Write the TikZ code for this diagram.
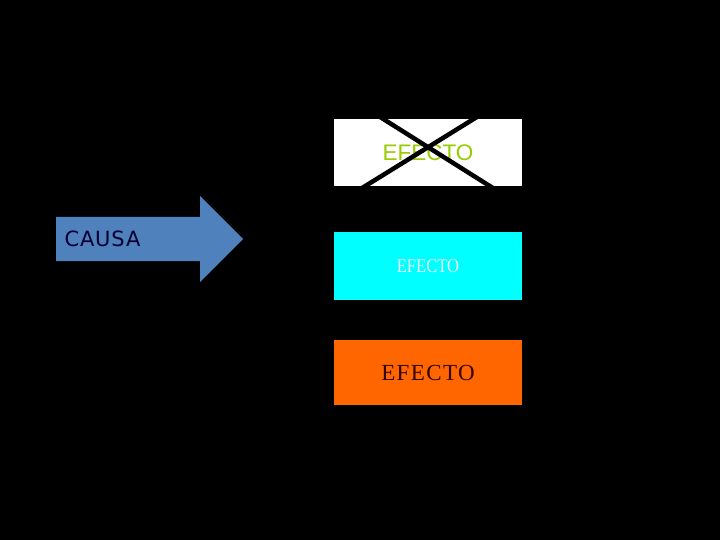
\documentclass[tikz,border=0pt]{standalone}
\usepackage{xcolor}
\usepackage{fontspec}
\usepackage{tikz}
\setmainfont{Liberation Serif}
\setsansfont{Liberation Sans}
\newfontfamily\causafont{DejaVu Sans}
\definecolor{causablue}{HTML}{4F81BD}
\definecolor{efgreen}{HTML}{99CC00}
\definecolor{eforange}{HTML}{FF6600}
\definecolor{efcyan}{HTML}{00FFFF}

\begin{document}
\begin{tikzpicture}[x=1pt,y=-1pt,
  efbox/.style={minimum width=188pt,minimum height=67pt,inner sep=0pt}]
  \fill[black] (0,0) rectangle (720,540);

  % flecha de la causa
  \fill[causablue] (56,217) -- (200,217) -- (200,196) -- (243,239)
    -- (200,282) -- (200,261) -- (56,261) -- cycle;
  \node[anchor=base west,text=black!80!blue,
    font=\causafont\fontsize{21}{21}\selectfont\addfontfeature{LetterSpace=4}]
    (causa) at (61,247) {CAUSA};

  % efectos
  \node[efbox,fill=white,text=efgreen,font=\sffamily\fontsize{22.5}{22.5}\selectfont]
    (e1) at (428,152.5) {EFECTO};
  \path (e1.north west) ++(46,-2) coordinate (c1)
    (e1.south east) ++(-29,2) coordinate (c2)
    (e1.north east) ++(-45,-2) coordinate (c3)
    (e1.south west) ++(28,2) coordinate (c4);
  \draw[line width=4.5pt] (c1) -- (c2) (c3) -- (c4);

  \node[efbox,minimum height=68pt,fill=efcyan,text=cyan!10,
    font=\fontsize{19.5}{19.5}\selectfont\addfontfeature{FakeStretch=0.85}]
    (e2) at (428,266) {EFECTO};
  \node[efbox,minimum height=65pt,fill=eforange,text=black!80!red,
    font=\fontsize{23}{23}\selectfont\addfontfeature{LetterSpace=6}]
    (e3) at (428,372.5) {EFECTO};
\end{tikzpicture}
\end{document}
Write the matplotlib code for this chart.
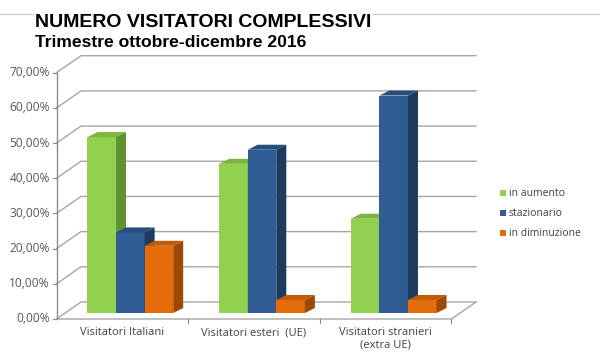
- - -
Problem to work on » Strip the images and reproduce the remaining records precisely.

Output for this task »
Write the TikZ code for this diagram.
\documentclass[tikz,border=0pt]{standalone}
\usepackage{xcolor}
\usepackage{fontspec}
\usepackage{tikz}
\setmainfont{Liberation Serif}
\setsansfont{Liberation Sans}
\newfontfamily\causafont{DejaVu Sans}
\definecolor{causablue}{HTML}{4F81BD}
\definecolor{efgreen}{HTML}{99CC00}
\definecolor{eforange}{HTML}{FF6600}
\definecolor{efcyan}{HTML}{00FFFF}

\begin{document}
\begin{tikzpicture}[x=1pt,y=-1pt,
  efbox/.style={minimum width=188pt,minimum height=67pt,inner sep=0pt}]
  \fill[black] (0,0) rectangle (720,540);

  % flecha de la causa
  \fill[causablue] (56,217) -- (200,217) -- (200,196) -- (243,239)
    -- (200,282) -- (200,261) -- (56,261) -- cycle;
  \node[anchor=base west,text=black!80!blue,
    font=\causafont\fontsize{21}{21}\selectfont\addfontfeature{LetterSpace=4}]
    (causa) at (61,247) {CAUSA};

  % efectos
  \node[efbox,fill=white,text=efgreen,font=\sffamily\fontsize{22.5}{22.5}\selectfont]
    (e1) at (428,152.5) {EFECTO};
  \path (e1.north west) ++(46,-2) coordinate (c1)
    (e1.south east) ++(-29,2) coordinate (c2)
    (e1.north east) ++(-45,-2) coordinate (c3)
    (e1.south west) ++(28,2) coordinate (c4);
  \draw[line width=4.5pt] (c1) -- (c2) (c3) -- (c4);

  \node[efbox,minimum height=68pt,fill=efcyan,text=cyan!10,
    font=\fontsize{19.5}{19.5}\selectfont\addfontfeature{FakeStretch=0.85}]
    (e2) at (428,266) {EFECTO};
  \node[efbox,minimum height=65pt,fill=eforange,text=black!80!red,
    font=\fontsize{23}{23}\selectfont\addfontfeature{LetterSpace=6}]
    (e3) at (428,372.5) {EFECTO};
\end{tikzpicture}
\end{document}
Write the matplotlib code for this chart.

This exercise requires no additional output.